■ **What the exercise asks**: Write out the records word for word, with no pictures.

Records from a data source:
· · · · · · ·
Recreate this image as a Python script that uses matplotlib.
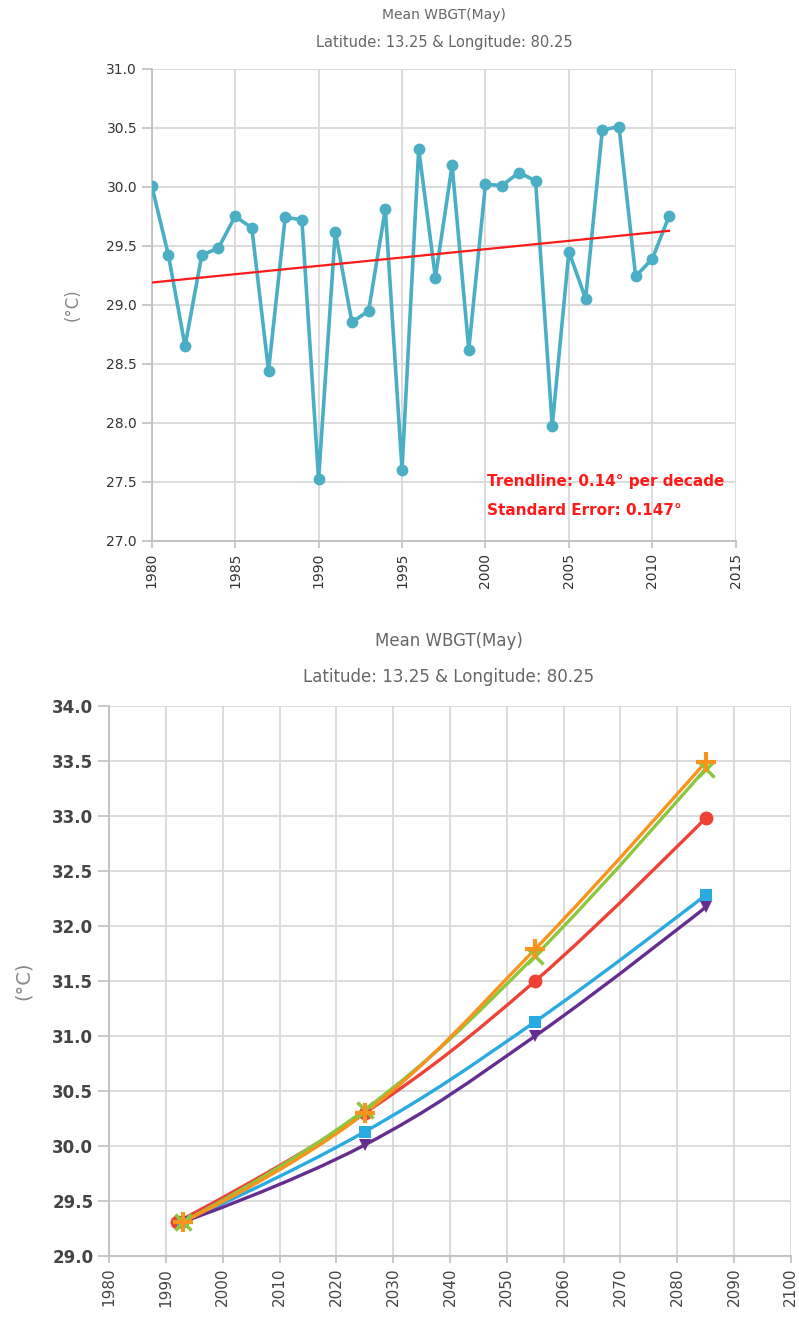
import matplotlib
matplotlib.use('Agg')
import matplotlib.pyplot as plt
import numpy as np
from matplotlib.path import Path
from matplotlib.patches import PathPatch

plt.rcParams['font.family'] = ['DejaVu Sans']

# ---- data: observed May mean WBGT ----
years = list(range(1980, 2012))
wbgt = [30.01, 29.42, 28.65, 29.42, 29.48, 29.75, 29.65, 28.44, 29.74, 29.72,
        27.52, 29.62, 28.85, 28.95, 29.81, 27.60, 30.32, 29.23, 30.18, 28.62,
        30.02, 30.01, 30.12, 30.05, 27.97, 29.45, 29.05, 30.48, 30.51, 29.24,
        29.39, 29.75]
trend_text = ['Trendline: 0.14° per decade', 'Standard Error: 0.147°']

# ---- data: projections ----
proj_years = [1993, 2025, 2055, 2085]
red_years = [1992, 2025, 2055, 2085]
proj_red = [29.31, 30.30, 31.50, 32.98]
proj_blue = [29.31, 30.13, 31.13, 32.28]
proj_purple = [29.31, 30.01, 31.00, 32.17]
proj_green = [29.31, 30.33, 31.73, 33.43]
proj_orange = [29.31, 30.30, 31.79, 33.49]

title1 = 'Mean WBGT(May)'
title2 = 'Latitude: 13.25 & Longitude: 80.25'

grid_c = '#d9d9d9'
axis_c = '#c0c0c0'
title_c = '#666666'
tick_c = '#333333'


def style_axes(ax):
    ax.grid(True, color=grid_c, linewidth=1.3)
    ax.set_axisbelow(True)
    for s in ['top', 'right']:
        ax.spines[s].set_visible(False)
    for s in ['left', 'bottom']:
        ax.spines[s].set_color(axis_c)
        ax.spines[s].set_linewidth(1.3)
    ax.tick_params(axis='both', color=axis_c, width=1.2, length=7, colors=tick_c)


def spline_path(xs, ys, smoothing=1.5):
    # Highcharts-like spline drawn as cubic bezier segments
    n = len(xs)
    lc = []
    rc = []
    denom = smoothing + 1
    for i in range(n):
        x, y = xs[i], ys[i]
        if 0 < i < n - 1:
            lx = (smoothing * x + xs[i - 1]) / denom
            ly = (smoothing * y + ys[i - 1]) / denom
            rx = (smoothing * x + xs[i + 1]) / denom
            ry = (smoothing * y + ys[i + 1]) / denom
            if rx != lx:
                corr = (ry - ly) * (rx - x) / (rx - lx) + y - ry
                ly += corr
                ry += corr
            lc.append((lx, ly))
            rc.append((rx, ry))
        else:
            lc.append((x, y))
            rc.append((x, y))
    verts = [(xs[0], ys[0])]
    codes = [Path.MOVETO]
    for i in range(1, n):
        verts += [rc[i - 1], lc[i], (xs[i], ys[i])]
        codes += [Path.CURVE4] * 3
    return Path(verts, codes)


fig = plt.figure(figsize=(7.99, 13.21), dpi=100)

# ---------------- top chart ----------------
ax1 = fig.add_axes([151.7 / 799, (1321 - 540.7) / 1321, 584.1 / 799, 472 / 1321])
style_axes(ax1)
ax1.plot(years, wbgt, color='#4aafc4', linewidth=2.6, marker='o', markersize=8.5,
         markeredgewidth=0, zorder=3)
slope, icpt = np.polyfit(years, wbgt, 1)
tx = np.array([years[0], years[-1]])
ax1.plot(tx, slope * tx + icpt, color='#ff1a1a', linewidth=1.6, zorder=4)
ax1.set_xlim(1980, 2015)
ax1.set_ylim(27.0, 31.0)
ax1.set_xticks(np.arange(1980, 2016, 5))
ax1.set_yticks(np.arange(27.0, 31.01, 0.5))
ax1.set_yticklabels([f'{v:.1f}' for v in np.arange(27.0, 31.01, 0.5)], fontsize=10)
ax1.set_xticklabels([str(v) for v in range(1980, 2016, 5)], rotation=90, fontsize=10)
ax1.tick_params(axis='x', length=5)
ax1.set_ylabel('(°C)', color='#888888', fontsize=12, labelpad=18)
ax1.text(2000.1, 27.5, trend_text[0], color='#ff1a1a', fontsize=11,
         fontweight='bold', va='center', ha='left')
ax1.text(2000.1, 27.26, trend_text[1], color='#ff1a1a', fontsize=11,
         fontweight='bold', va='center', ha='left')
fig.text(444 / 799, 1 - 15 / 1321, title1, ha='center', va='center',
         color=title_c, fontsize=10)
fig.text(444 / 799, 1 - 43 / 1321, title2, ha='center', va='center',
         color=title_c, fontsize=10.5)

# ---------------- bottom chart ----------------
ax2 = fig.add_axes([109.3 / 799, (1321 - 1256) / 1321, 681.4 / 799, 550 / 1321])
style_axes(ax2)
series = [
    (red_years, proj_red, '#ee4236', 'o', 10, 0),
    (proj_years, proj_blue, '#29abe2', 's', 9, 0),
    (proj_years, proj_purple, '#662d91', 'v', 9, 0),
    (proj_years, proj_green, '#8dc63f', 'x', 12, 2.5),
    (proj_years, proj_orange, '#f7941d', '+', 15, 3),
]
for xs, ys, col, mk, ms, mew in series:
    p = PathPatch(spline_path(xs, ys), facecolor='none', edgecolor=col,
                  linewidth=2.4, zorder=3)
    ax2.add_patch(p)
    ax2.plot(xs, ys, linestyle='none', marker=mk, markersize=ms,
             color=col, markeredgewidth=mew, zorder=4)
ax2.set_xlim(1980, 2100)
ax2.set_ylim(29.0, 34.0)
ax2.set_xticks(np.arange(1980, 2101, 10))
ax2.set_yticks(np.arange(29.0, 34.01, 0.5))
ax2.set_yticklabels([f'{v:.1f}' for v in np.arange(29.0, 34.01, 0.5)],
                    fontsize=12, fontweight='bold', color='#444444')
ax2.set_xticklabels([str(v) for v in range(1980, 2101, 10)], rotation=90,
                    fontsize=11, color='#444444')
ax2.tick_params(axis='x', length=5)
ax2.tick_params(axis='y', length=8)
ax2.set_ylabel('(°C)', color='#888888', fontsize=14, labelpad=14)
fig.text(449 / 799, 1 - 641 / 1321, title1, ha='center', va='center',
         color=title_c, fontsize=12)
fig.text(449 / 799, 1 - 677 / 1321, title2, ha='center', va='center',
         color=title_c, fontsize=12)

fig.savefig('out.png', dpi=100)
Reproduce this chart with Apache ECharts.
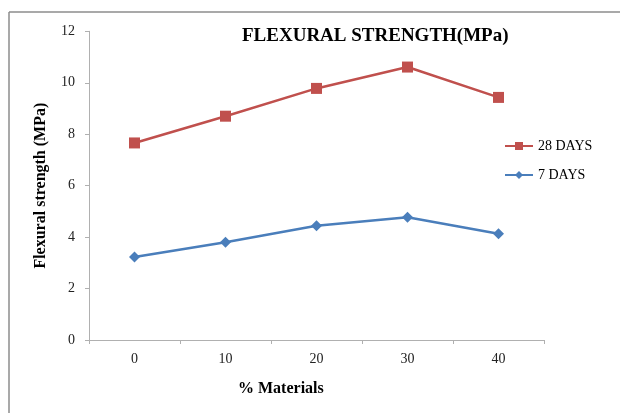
· · · · · · ·
■ **Answer to the task**:
Recreate this image as a Python script that uses matplotlib.
import matplotlib
matplotlib.use('Agg')
import matplotlib.pyplot as plt
import numpy as np
from matplotlib.path import Path
from matplotlib.patches import PathPatch

plt.rcParams['font.family'] = ['DejaVu Sans']

# ---- data: observed May mean WBGT ----
years = list(range(1980, 2012))
wbgt = [30.01, 29.42, 28.65, 29.42, 29.48, 29.75, 29.65, 28.44, 29.74, 29.72,
        27.52, 29.62, 28.85, 28.95, 29.81, 27.60, 30.32, 29.23, 30.18, 28.62,
        30.02, 30.01, 30.12, 30.05, 27.97, 29.45, 29.05, 30.48, 30.51, 29.24,
        29.39, 29.75]
trend_text = ['Trendline: 0.14° per decade', 'Standard Error: 0.147°']

# ---- data: projections ----
proj_years = [1993, 2025, 2055, 2085]
red_years = [1992, 2025, 2055, 2085]
proj_red = [29.31, 30.30, 31.50, 32.98]
proj_blue = [29.31, 30.13, 31.13, 32.28]
proj_purple = [29.31, 30.01, 31.00, 32.17]
proj_green = [29.31, 30.33, 31.73, 33.43]
proj_orange = [29.31, 30.30, 31.79, 33.49]

title1 = 'Mean WBGT(May)'
title2 = 'Latitude: 13.25 & Longitude: 80.25'

grid_c = '#d9d9d9'
axis_c = '#c0c0c0'
title_c = '#666666'
tick_c = '#333333'


def style_axes(ax):
    ax.grid(True, color=grid_c, linewidth=1.3)
    ax.set_axisbelow(True)
    for s in ['top', 'right']:
        ax.spines[s].set_visible(False)
    for s in ['left', 'bottom']:
        ax.spines[s].set_color(axis_c)
        ax.spines[s].set_linewidth(1.3)
    ax.tick_params(axis='both', color=axis_c, width=1.2, length=7, colors=tick_c)


def spline_path(xs, ys, smoothing=1.5):
    # Highcharts-like spline drawn as cubic bezier segments
    n = len(xs)
    lc = []
    rc = []
    denom = smoothing + 1
    for i in range(n):
        x, y = xs[i], ys[i]
        if 0 < i < n - 1:
            lx = (smoothing * x + xs[i - 1]) / denom
            ly = (smoothing * y + ys[i - 1]) / denom
            rx = (smoothing * x + xs[i + 1]) / denom
            ry = (smoothing * y + ys[i + 1]) / denom
            if rx != lx:
                corr = (ry - ly) * (rx - x) / (rx - lx) + y - ry
                ly += corr
                ry += corr
            lc.append((lx, ly))
            rc.append((rx, ry))
        else:
            lc.append((x, y))
            rc.append((x, y))
    verts = [(xs[0], ys[0])]
    codes = [Path.MOVETO]
    for i in range(1, n):
        verts += [rc[i - 1], lc[i], (xs[i], ys[i])]
        codes += [Path.CURVE4] * 3
    return Path(verts, codes)


fig = plt.figure(figsize=(7.99, 13.21), dpi=100)

# ---------------- top chart ----------------
ax1 = fig.add_axes([151.7 / 799, (1321 - 540.7) / 1321, 584.1 / 799, 472 / 1321])
style_axes(ax1)
ax1.plot(years, wbgt, color='#4aafc4', linewidth=2.6, marker='o', markersize=8.5,
         markeredgewidth=0, zorder=3)
slope, icpt = np.polyfit(years, wbgt, 1)
tx = np.array([years[0], years[-1]])
ax1.plot(tx, slope * tx + icpt, color='#ff1a1a', linewidth=1.6, zorder=4)
ax1.set_xlim(1980, 2015)
ax1.set_ylim(27.0, 31.0)
ax1.set_xticks(np.arange(1980, 2016, 5))
ax1.set_yticks(np.arange(27.0, 31.01, 0.5))
ax1.set_yticklabels([f'{v:.1f}' for v in np.arange(27.0, 31.01, 0.5)], fontsize=10)
ax1.set_xticklabels([str(v) for v in range(1980, 2016, 5)], rotation=90, fontsize=10)
ax1.tick_params(axis='x', length=5)
ax1.set_ylabel('(°C)', color='#888888', fontsize=12, labelpad=18)
ax1.text(2000.1, 27.5, trend_text[0], color='#ff1a1a', fontsize=11,
         fontweight='bold', va='center', ha='left')
ax1.text(2000.1, 27.26, trend_text[1], color='#ff1a1a', fontsize=11,
         fontweight='bold', va='center', ha='left')
fig.text(444 / 799, 1 - 15 / 1321, title1, ha='center', va='center',
         color=title_c, fontsize=10)
fig.text(444 / 799, 1 - 43 / 1321, title2, ha='center', va='center',
         color=title_c, fontsize=10.5)

# ---------------- bottom chart ----------------
ax2 = fig.add_axes([109.3 / 799, (1321 - 1256) / 1321, 681.4 / 799, 550 / 1321])
style_axes(ax2)
series = [
    (red_years, proj_red, '#ee4236', 'o', 10, 0),
    (proj_years, proj_blue, '#29abe2', 's', 9, 0),
    (proj_years, proj_purple, '#662d91', 'v', 9, 0),
    (proj_years, proj_green, '#8dc63f', 'x', 12, 2.5),
    (proj_years, proj_orange, '#f7941d', '+', 15, 3),
]
for xs, ys, col, mk, ms, mew in series:
    p = PathPatch(spline_path(xs, ys), facecolor='none', edgecolor=col,
                  linewidth=2.4, zorder=3)
    ax2.add_patch(p)
    ax2.plot(xs, ys, linestyle='none', marker=mk, markersize=ms,
             color=col, markeredgewidth=mew, zorder=4)
ax2.set_xlim(1980, 2100)
ax2.set_ylim(29.0, 34.0)
ax2.set_xticks(np.arange(1980, 2101, 10))
ax2.set_yticks(np.arange(29.0, 34.01, 0.5))
ax2.set_yticklabels([f'{v:.1f}' for v in np.arange(29.0, 34.01, 0.5)],
                    fontsize=12, fontweight='bold', color='#444444')
ax2.set_xticklabels([str(v) for v in range(1980, 2101, 10)], rotation=90,
                    fontsize=11, color='#444444')
ax2.tick_params(axis='x', length=5)
ax2.tick_params(axis='y', length=8)
ax2.set_ylabel('(°C)', color='#888888', fontsize=14, labelpad=14)
fig.text(449 / 799, 1 - 641 / 1321, title1, ha='center', va='center',
         color=title_c, fontsize=12)
fig.text(449 / 799, 1 - 677 / 1321, title2, ha='center', va='center',
         color=title_c, fontsize=12)

fig.savefig('out.png', dpi=100)
Reproduce this chart with Apache ECharts.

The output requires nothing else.